Many log messages emitted as errors are, in fact, expected behavior. If an error expected, then it is not an error in the context of application logging. It should be set to the INFO level. They are still being logged, but they are only informational in nature.

In less frequent cases the error is, in fact, an error. In this case it should be addressed.

The goal is an ERROR and CRITICAL free log. With that as the goal, when most of the noise is removed, then alerting can be created to wake people up at night when CRITICAL events occur and to force a morning reaction when ERRORs happen.

In this way, the logs have operational value beyond the forensic. They become a key part of monitoring the health and performance of the system.

Verbose Errors

The messages in the search box screen capture above are, at best, cryptic. Each takes its own “dig” to get the meaning from.

When you, as a developer, decide to log any message, it should, in the minimum, include the file and line number when the error occurred. Additional context in the form of a message with key parameters will save time.

In a production incident, effective log messages reduce the time to resolution (TTR) and the general stress level of the team.

The Logging Tool

On a software dig, the logging tool is the primary window into the behavior of the system.

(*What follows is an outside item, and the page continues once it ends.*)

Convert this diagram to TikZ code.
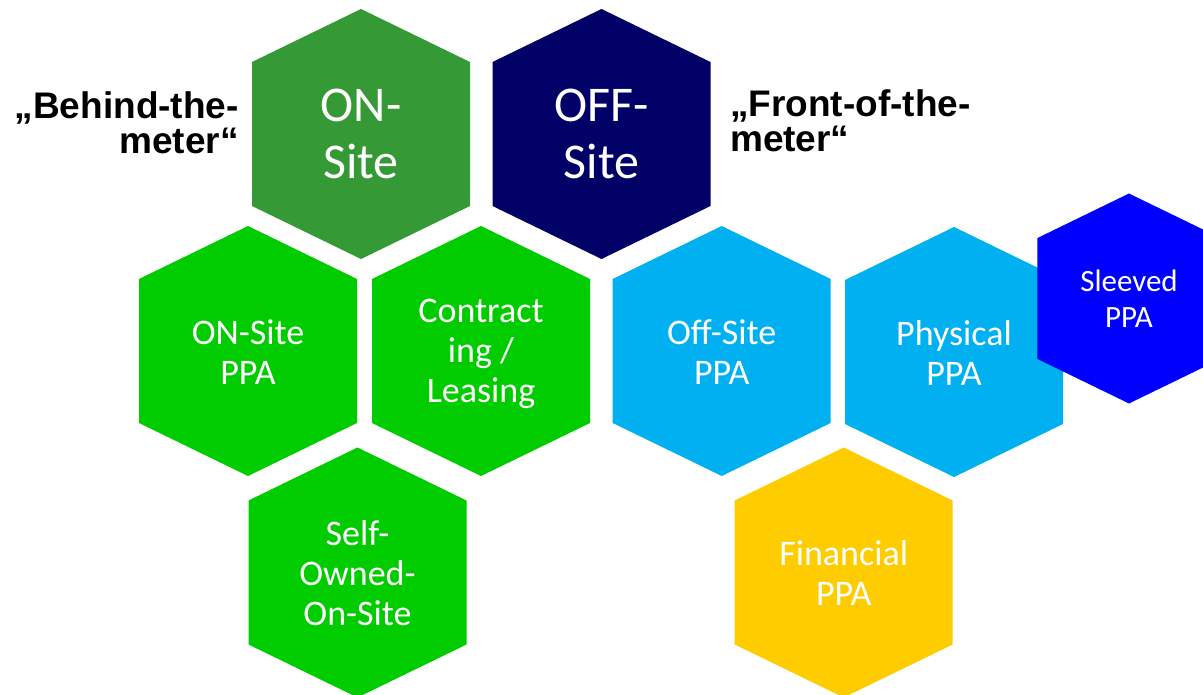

If your system monitoring is going nuts, the logs are the most likely place for you to find out why.

Get log aggregation in place and use it to improve your teams knowledge of your system over time.

If you are in the process of building a system, use log aggregation to drive the creation and enforcement of useful logging standards that assist the first responders when things go wrong.

Archeological dig, brown field or green field … log aggregation will save you time and improve your production system.